I’ve worked in “inner city” schools, run programs for at risk youth, and I’ve worked in subsidized housing projects… Nothing was like this class though. And it wasn’t because they were tougher than the average class or that they were all from crazy home lives. This class has changed my perspective but not just because they went through tough things. Although they went through very tough things that I can’t write about here, these events were all familiar to me, unfortunately, and some affected individuals or small groups, while other events affected the entire class.

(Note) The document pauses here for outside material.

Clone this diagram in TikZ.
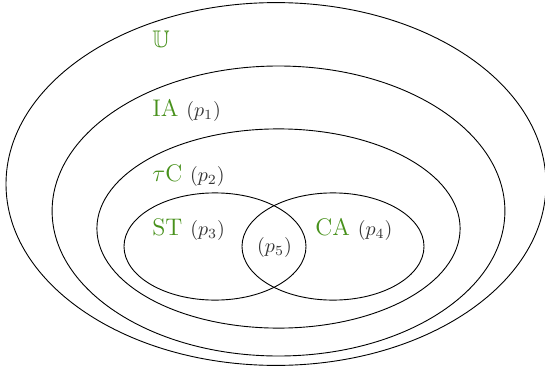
\documentclass[tikz,border=0pt]{standalone}
\usepackage{amssymb}
\definecolor{lblgreen}{RGB}{72,145,28}
\begin{document}
\begin{tikzpicture}[x=0.5pt,y=-0.5pt,
  setline/.style={draw=black, line width=0.45pt},
  setlabel/.style={anchor=base west, inner sep=0pt, text=lblgreen, font=\large},
  plabel/.style={text=black!80, font=\normalsize}]
\useasboundingbox (0,0) rectangle (545,369);
\draw[setline] (276,184) ellipse [x radius=135pt, y radius=90.7pt];
\draw[setline] (278.5,211) ellipse [x radius=113.2pt, y radius=72.5pt];
\draw[setline] (278.5,228.5) ellipse [x radius=90.8pt, y radius=49.8pt];
\draw[setline] (215,246.5) ellipse [x radius=45.5pt, y radius=26.8pt];
\draw[setline] (333,246.5) ellipse [x radius=45.5pt, y radius=26.8pt];
\node[setlabel] (U) at (152,48) {$\mathbb{U}$};
\node[setlabel] (IA) at (152,117) {IA {\normalsize\color{black!80}$(p_1)$}};
\node[setlabel] (TC) at (152,181) {$\tau$C {\normalsize\color{black!80}$(p_2)$}};
\node[setlabel] (ST) at (152,235) {ST {\normalsize\color{black!80}$(p_3)$}};
\node[setlabel] (CA) at (315,235) {CA {\normalsize\color{black!80}$(p_4)$}};
\node[plabel, inner sep=0pt] (P5) at (274.5,247) {$(p_5)$};
\end{tikzpicture}
\end{document}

What was different? During the past 9 weeks we helped each other (along with the support of an amazing school staff) to get past these things and as a classroom community we were stronger for it in the end. This was not my first tough class, and I know and hope that it will not be my last because when you go through the tough stuff together you become a support system for each other. Myself for the students, the students for each other, the students for me. I saw students support one another in ways that I would not have even dreamed of in my first week with this group.

And saying goodbye was so hard today. Not just because I wanted to stay and teach. Not just because I loved the school and staff I was able to work with. It was so hard because I have to leave this amazing community of support that we had built together and all I can do is hope that what I’ve done there will help to guide these beautiful kids through the rest of the year.

I am grateful. I am honestly, 100% grateful that I lost my “Dream Job” back in October.

Because the universe knew that this grade 8 class was the right place for me to be.